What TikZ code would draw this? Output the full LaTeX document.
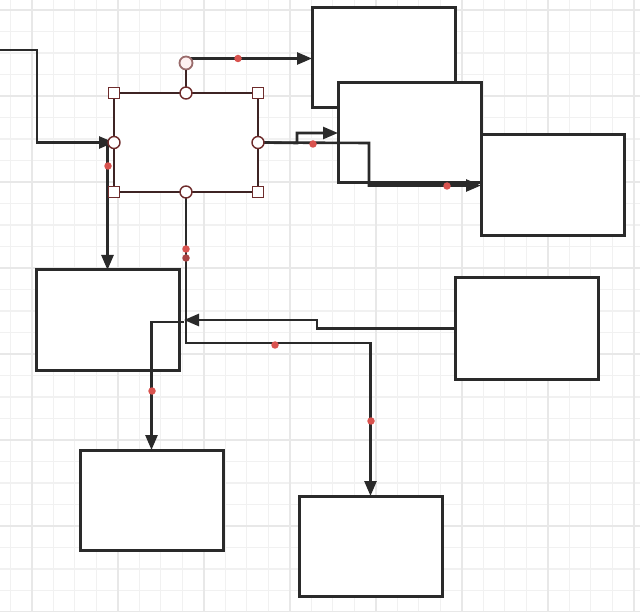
\documentclass[tikz,border=0pt]{standalone}
\usetikzlibrary{arrows.meta}
\definecolor{gridminor}{HTML}{F1F1F1}
\definecolor{gridmajor}{HTML}{E8E8E8}
\definecolor{ink}{HTML}{2A2A2A}
\definecolor{selink}{HTML}{3E2424}
\definecolor{handle}{HTML}{6E2C2C}
\definecolor{reddot}{HTML}{D9534F}
\definecolor{darkdot}{HTML}{A84444}
\tikzset{
  box/.style={draw=ink, fill=white, line width=3pt, minimum width=143pt, minimum height=100pt, inner sep=0pt, outer sep=0pt},
  selbox/.style={draw=selink, fill=white, line width=2.8pt, minimum width=144pt, minimum height=99pt, inner sep=0pt, outer sep=0pt},
  conn/.style={draw=ink, line width=2.6pt, -{Triangle[length=15pt,width=12pt]}},
  sqhandle/.style={draw=handle, fill=white, line width=1.4pt, minimum size=11pt, inner sep=0pt, shape=rectangle},
  cihandle/.style={draw=handle, fill=white, line width=1.4pt, minimum size=12pt, inner sep=0pt, shape=circle},
  rothandle/.style={draw=handle!70, fill=red!6, line width=1.8pt, minimum size=13pt, inner sep=0pt, shape=circle},
  dot/.style={fill=reddot, draw=none, shape=circle, minimum size=7.5pt, inner sep=0pt},
  ddot/.style={fill=darkdot, draw=none, shape=circle, minimum size=7.5pt, inner sep=0pt}
}
\begin{document}
\begin{tikzpicture}[x=1pt,y=-1pt]
\useasboundingbox (0,0) rectangle (640,612);
\fill[white] (0,0) rectangle (640,612);
% grid
\foreach \k in {0,...,29}{
  \pgfmathsetmacro{\xx}{10.2+21.5*\k}
  \draw[gridminor, line width=1.3pt] (\xx,0) -- (\xx,612);
}
\foreach \k in {0,...,28}{
  \pgfmathsetmacro{\yy}{10+21.5*\k}
  \draw[gridminor, line width=1.3pt] (0,\yy) -- (640,\yy);
}
\foreach \k in {0,...,7}{
  \pgfmathsetmacro{\xx}{31.7+86*\k}
  \draw[gridmajor, line width=1.6pt] (\xx,0) -- (\xx,612);
  \pgfmathsetmacro{\yy}{10+86*\k}
  \draw[gridmajor, line width=1.6pt] (0,\yy) -- (640,\yy);
}
% boxes
\node[box] (A) at (383.5,58) {};
\node[box] (B) at (409.5,133) {};
\node[box, minimum height=101pt] (C) at (552.5,185.5) {};
\node[box] (D) at (107.5,320) {};
\node[box, minimum height=101pt] (E) at (526.5,328.5) {};
\node[box] (F) at (151.5,500) {};
\node[box] (G) at (370.5,546) {};
% selected box
\node[selbox] (S) at (186,142.5) {};
% connector helper coordinates
\coordinate (in1) at (0,50);
\coordinate (rotout) at (188,58.5);
\coordinate (dstart) at (107.5,145);
\coordinate (jn) at (184,320);
\coordinate (jn2) at (184,322);
% connectors
\draw[conn] (in1) -- (37,50) |- (S.west);
\draw[conn] (rotout) -- (A.west |- rotout);
\draw[conn] (S.east) -- (297,143) -- (297,133) -- (B.west);
\draw[conn] (S.east) -- (369,143) |- (C.west);
\draw[conn] (dstart) -- (D.north);
\draw[conn] (S.south) -- (186,343) -| (G.north);
\draw[conn] (E.west) -- (317,328.5) -- (317,320) -- (jn);
\draw[conn] (jn2) -- (151.5,322) -- (F.north);
% rotation handle
\node[rothandle] (R) at (186,63) {};
\draw[selink, line width=2.6pt] (R.south) -- (S.north);
% handles
\node[sqhandle] (h1) at (S.north west) {};
\node[sqhandle] (h2) at (S.north east) {};
\node[sqhandle] (h3) at (S.south west) {};
\node[sqhandle] (h4) at (S.south east) {};
\node[cihandle] (h5) at (S.north) {};
\node[cihandle] (h6) at (S.south) {};
\node[cihandle] (h7) at (S.west) {};
\node[cihandle] (h8) at (S.east) {};
% waypoint dots
\node[dot] (d1) at (238,58.5) {};
\node[dot] (d2) at (313,144) {};
\node[dot] (d3) at (447,186) {};
\node[dot] (d4) at (108,166) {};
\node[dot] (d5) at (186,249) {};
\node[ddot] (d6) at (186,258) {};
\node[dot] (d7) at (275,345) {};
\node[dot] (d8) at (371,421) {};
\node[dot] (d9) at (152,391) {};
\end{tikzpicture}
\end{document}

= = = = =

Write the material out again exactly as it appears, dropping the pictures.

Result for this exercise:
What TikZ code would draw this? Output the full LaTeX document.
\documentclass[tikz,border=0pt]{standalone}
\usetikzlibrary{arrows.meta}
\definecolor{gridminor}{HTML}{F1F1F1}
\definecolor{gridmajor}{HTML}{E8E8E8}
\definecolor{ink}{HTML}{2A2A2A}
\definecolor{selink}{HTML}{3E2424}
\definecolor{handle}{HTML}{6E2C2C}
\definecolor{reddot}{HTML}{D9534F}
\definecolor{darkdot}{HTML}{A84444}
\tikzset{
  box/.style={draw=ink, fill=white, line width=3pt, minimum width=143pt, minimum height=100pt, inner sep=0pt, outer sep=0pt},
  selbox/.style={draw=selink, fill=white, line width=2.8pt, minimum width=144pt, minimum height=99pt, inner sep=0pt, outer sep=0pt},
  conn/.style={draw=ink, line width=2.6pt, -{Triangle[length=15pt,width=12pt]}},
  sqhandle/.style={draw=handle, fill=white, line width=1.4pt, minimum size=11pt, inner sep=0pt, shape=rectangle},
  cihandle/.style={draw=handle, fill=white, line width=1.4pt, minimum size=12pt, inner sep=0pt, shape=circle},
  rothandle/.style={draw=handle!70, fill=red!6, line width=1.8pt, minimum size=13pt, inner sep=0pt, shape=circle},
  dot/.style={fill=reddot, draw=none, shape=circle, minimum size=7.5pt, inner sep=0pt},
  ddot/.style={fill=darkdot, draw=none, shape=circle, minimum size=7.5pt, inner sep=0pt}
}
\begin{document}
\begin{tikzpicture}[x=1pt,y=-1pt]
\useasboundingbox (0,0) rectangle (640,612);
\fill[white] (0,0) rectangle (640,612);
% grid
\foreach \k in {0,...,29}{
  \pgfmathsetmacro{\xx}{10.2+21.5*\k}
  \draw[gridminor, line width=1.3pt] (\xx,0) -- (\xx,612);
}
\foreach \k in {0,...,28}{
  \pgfmathsetmacro{\yy}{10+21.5*\k}
  \draw[gridminor, line width=1.3pt] (0,\yy) -- (640,\yy);
}
\foreach \k in {0,...,7}{
  \pgfmathsetmacro{\xx}{31.7+86*\k}
  \draw[gridmajor, line width=1.6pt] (\xx,0) -- (\xx,612);
  \pgfmathsetmacro{\yy}{10+86*\k}
  \draw[gridmajor, line width=1.6pt] (0,\yy) -- (640,\yy);
}
% boxes
\node[box] (A) at (383.5,58) {};
\node[box] (B) at (409.5,133) {};
\node[box, minimum height=101pt] (C) at (552.5,185.5) {};
\node[box] (D) at (107.5,320) {};
\node[box, minimum height=101pt] (E) at (526.5,328.5) {};
\node[box] (F) at (151.5,500) {};
\node[box] (G) at (370.5,546) {};
% selected box
\node[selbox] (S) at (186,142.5) {};
% connector helper coordinates
\coordinate (in1) at (0,50);
\coordinate (rotout) at (188,58.5);
\coordinate (dstart) at (107.5,145);
\coordinate (jn) at (184,320);
\coordinate (jn2) at (184,322);
% connectors
\draw[conn] (in1) -- (37,50) |- (S.west);
\draw[conn] (rotout) -- (A.west |- rotout);
\draw[conn] (S.east) -- (297,143) -- (297,133) -- (B.west);
\draw[conn] (S.east) -- (369,143) |- (C.west);
\draw[conn] (dstart) -- (D.north);
\draw[conn] (S.south) -- (186,343) -| (G.north);
\draw[conn] (E.west) -- (317,328.5) -- (317,320) -- (jn);
\draw[conn] (jn2) -- (151.5,322) -- (F.north);
% rotation handle
\node[rothandle] (R) at (186,63) {};
\draw[selink, line width=2.6pt] (R.south) -- (S.north);
% handles
\node[sqhandle] (h1) at (S.north west) {};
\node[sqhandle] (h2) at (S.north east) {};
\node[sqhandle] (h3) at (S.south west) {};
\node[sqhandle] (h4) at (S.south east) {};
\node[cihandle] (h5) at (S.north) {};
\node[cihandle] (h6) at (S.south) {};
\node[cihandle] (h7) at (S.west) {};
\node[cihandle] (h8) at (S.east) {};
% waypoint dots
\node[dot] (d1) at (238,58.5) {};
\node[dot] (d2) at (313,144) {};
\node[dot] (d3) at (447,186) {};
\node[dot] (d4) at (108,166) {};
\node[dot] (d5) at (186,249) {};
\node[ddot] (d6) at (186,258) {};
\node[dot] (d7) at (275,345) {};
\node[dot] (d8) at (371,421) {};
\node[dot] (d9) at (152,391) {};
\end{tikzpicture}
\end{document}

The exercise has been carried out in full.